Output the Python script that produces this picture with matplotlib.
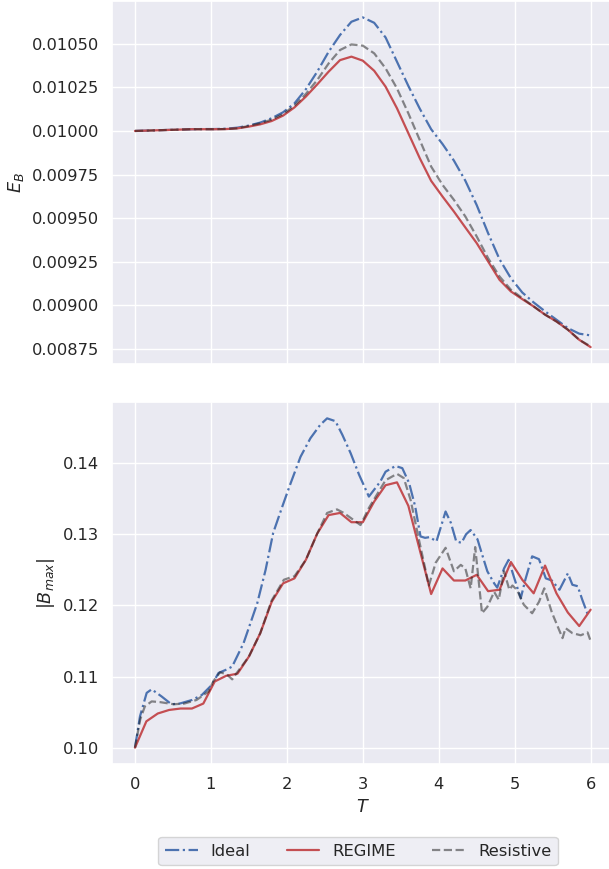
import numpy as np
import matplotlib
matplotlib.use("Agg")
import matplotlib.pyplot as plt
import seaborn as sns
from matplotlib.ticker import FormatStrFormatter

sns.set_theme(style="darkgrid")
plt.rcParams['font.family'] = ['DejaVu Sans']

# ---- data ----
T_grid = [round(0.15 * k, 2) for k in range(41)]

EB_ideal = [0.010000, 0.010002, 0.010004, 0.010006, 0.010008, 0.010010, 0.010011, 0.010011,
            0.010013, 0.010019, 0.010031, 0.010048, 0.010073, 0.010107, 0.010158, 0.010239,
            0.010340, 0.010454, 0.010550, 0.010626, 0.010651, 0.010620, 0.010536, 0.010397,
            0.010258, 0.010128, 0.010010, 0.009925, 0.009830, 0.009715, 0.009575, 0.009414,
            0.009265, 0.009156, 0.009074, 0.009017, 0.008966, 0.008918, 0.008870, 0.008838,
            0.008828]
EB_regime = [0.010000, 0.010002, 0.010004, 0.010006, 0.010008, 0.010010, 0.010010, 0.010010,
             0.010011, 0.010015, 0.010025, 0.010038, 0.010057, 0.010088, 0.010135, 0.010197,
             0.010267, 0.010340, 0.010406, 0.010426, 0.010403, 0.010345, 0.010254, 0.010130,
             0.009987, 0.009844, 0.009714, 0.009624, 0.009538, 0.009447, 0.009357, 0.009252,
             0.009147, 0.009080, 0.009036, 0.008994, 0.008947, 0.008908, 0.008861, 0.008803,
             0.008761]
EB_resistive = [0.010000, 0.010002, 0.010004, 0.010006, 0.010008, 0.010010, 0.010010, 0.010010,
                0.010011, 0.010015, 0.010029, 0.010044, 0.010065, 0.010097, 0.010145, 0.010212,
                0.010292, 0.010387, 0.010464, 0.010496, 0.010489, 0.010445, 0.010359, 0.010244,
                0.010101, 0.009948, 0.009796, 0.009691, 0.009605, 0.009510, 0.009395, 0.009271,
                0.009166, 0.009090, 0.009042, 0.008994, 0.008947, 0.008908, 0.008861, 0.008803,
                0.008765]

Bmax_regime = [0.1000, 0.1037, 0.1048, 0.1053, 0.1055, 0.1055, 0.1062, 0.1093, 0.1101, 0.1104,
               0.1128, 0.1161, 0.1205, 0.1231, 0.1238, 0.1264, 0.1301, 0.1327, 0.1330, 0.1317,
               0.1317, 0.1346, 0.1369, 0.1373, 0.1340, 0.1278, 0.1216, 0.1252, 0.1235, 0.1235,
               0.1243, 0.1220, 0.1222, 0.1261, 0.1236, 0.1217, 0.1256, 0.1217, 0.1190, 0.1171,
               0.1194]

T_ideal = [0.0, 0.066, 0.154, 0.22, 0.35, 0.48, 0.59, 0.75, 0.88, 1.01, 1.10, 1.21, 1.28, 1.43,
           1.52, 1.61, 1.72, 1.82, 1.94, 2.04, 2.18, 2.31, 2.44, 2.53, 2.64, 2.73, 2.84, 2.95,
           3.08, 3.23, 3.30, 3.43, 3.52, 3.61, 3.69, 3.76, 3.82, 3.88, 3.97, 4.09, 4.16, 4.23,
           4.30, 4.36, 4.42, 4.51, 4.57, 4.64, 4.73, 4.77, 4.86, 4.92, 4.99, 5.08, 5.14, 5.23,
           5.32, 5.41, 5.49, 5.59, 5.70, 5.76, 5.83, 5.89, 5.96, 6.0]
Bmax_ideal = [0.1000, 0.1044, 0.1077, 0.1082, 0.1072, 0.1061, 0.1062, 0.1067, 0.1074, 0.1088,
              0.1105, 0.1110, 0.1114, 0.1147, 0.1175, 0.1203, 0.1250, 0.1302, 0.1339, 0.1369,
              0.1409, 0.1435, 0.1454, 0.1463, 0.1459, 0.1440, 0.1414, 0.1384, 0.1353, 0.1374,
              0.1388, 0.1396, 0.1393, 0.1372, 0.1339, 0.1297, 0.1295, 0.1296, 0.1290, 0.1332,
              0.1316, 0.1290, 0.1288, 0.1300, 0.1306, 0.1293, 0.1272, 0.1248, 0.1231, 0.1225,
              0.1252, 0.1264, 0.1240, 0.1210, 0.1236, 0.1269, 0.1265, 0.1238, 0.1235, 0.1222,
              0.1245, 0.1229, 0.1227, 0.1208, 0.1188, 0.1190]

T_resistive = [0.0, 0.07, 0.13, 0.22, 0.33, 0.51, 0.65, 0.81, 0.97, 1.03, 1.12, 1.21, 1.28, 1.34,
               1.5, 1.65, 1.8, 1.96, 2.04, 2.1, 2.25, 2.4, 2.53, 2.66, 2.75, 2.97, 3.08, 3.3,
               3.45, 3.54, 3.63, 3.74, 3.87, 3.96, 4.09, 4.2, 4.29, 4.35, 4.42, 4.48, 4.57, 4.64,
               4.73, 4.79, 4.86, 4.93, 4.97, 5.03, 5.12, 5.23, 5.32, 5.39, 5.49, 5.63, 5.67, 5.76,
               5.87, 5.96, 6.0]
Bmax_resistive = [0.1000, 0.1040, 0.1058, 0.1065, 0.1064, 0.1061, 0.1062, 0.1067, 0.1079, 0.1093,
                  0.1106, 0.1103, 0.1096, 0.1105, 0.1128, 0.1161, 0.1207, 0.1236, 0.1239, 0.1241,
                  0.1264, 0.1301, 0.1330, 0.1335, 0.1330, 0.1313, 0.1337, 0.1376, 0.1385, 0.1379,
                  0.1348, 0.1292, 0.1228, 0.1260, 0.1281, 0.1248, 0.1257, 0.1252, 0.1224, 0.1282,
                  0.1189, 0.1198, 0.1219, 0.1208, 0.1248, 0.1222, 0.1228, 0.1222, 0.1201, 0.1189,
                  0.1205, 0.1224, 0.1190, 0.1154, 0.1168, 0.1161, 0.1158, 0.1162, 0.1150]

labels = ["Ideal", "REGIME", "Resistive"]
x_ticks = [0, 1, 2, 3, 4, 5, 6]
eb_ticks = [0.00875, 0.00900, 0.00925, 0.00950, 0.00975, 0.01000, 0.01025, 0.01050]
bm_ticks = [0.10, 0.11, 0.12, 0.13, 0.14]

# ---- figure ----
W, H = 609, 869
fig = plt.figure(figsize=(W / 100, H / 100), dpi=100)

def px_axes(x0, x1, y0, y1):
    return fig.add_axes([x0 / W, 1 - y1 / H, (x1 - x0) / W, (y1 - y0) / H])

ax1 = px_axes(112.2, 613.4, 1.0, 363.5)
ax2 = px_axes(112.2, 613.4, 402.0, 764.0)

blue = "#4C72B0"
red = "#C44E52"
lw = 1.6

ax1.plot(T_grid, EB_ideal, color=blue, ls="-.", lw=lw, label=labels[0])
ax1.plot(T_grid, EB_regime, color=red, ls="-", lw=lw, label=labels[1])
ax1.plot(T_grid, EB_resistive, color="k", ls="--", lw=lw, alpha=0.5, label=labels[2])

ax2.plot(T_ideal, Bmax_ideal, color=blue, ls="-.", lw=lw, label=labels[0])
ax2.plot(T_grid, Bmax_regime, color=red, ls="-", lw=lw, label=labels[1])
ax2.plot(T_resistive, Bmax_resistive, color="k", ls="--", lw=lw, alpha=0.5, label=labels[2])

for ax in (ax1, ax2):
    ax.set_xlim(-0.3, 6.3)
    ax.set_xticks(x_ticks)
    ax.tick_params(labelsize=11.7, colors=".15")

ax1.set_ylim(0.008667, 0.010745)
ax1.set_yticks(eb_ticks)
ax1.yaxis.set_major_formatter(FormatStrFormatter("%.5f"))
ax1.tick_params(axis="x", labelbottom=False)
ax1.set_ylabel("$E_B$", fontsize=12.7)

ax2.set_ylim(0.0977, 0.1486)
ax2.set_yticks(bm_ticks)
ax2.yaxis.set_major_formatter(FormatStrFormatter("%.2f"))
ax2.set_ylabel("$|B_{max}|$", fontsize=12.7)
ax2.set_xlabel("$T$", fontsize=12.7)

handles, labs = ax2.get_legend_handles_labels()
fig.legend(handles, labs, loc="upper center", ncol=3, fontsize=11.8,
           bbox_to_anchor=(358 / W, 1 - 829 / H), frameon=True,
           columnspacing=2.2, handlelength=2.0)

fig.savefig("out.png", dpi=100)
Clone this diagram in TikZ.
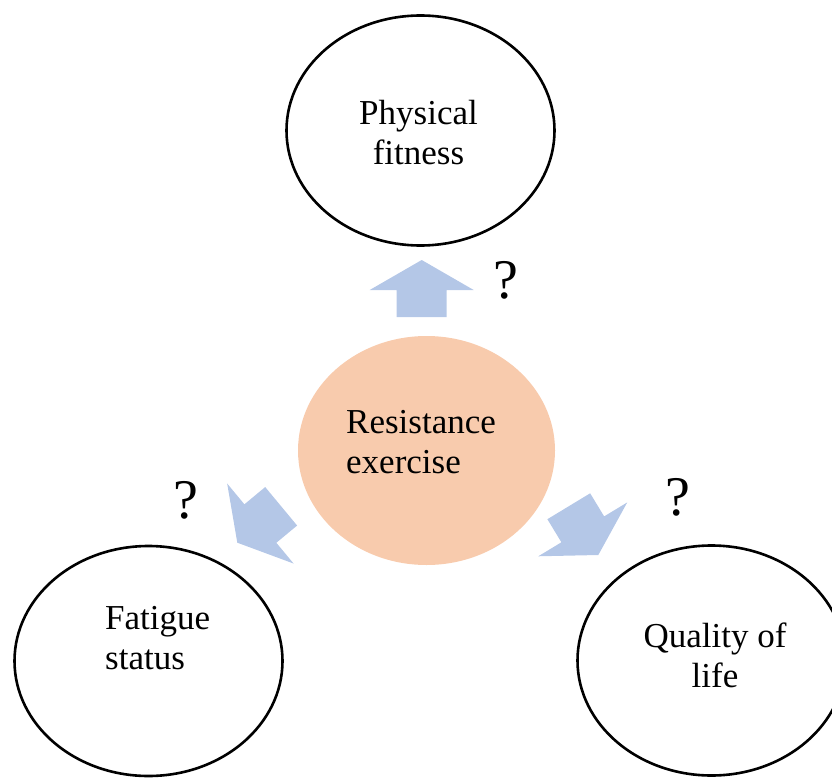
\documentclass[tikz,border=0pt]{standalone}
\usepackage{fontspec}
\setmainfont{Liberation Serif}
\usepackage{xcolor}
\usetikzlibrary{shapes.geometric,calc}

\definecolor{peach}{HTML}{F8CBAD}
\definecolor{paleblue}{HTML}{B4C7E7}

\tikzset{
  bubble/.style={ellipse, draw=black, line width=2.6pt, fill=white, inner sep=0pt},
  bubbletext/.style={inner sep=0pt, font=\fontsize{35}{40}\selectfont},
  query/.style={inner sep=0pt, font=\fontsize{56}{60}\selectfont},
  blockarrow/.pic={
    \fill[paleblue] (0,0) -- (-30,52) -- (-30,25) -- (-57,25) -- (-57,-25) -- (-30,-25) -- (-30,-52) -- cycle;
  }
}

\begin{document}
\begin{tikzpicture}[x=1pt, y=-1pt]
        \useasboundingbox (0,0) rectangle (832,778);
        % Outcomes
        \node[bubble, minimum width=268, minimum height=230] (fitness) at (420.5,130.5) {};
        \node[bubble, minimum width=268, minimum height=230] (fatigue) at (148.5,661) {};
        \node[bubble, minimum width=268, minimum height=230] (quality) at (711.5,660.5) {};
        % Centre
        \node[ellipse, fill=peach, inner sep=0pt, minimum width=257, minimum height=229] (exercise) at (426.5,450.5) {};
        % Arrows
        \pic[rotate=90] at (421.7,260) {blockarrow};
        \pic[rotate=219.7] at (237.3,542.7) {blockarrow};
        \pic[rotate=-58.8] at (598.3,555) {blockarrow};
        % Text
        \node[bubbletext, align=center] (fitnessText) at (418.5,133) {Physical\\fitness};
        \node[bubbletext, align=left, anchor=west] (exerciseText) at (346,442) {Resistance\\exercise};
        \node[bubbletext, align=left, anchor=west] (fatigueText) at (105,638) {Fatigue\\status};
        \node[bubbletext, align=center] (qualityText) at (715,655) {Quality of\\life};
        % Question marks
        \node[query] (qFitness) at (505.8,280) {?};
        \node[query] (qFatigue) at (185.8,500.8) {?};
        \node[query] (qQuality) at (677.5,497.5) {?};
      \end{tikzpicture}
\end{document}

_What you will do_
Skip the pictures and quote each line of the entries above, from the first through the line with "T_grid = [round(0.15", exactly as it appears.

_Response_
Output the Python script that produces this picture with matplotlib.
import numpy as np
import matplotlib
matplotlib.use("Agg")
import matplotlib.pyplot as plt
import seaborn as sns
from matplotlib.ticker import FormatStrFormatter

sns.set_theme(style="darkgrid")
plt.rcParams['font.family'] = ['DejaVu Sans']

# ---- data ----
T_grid = [round(0.15 * k, 2) for k in range(41)]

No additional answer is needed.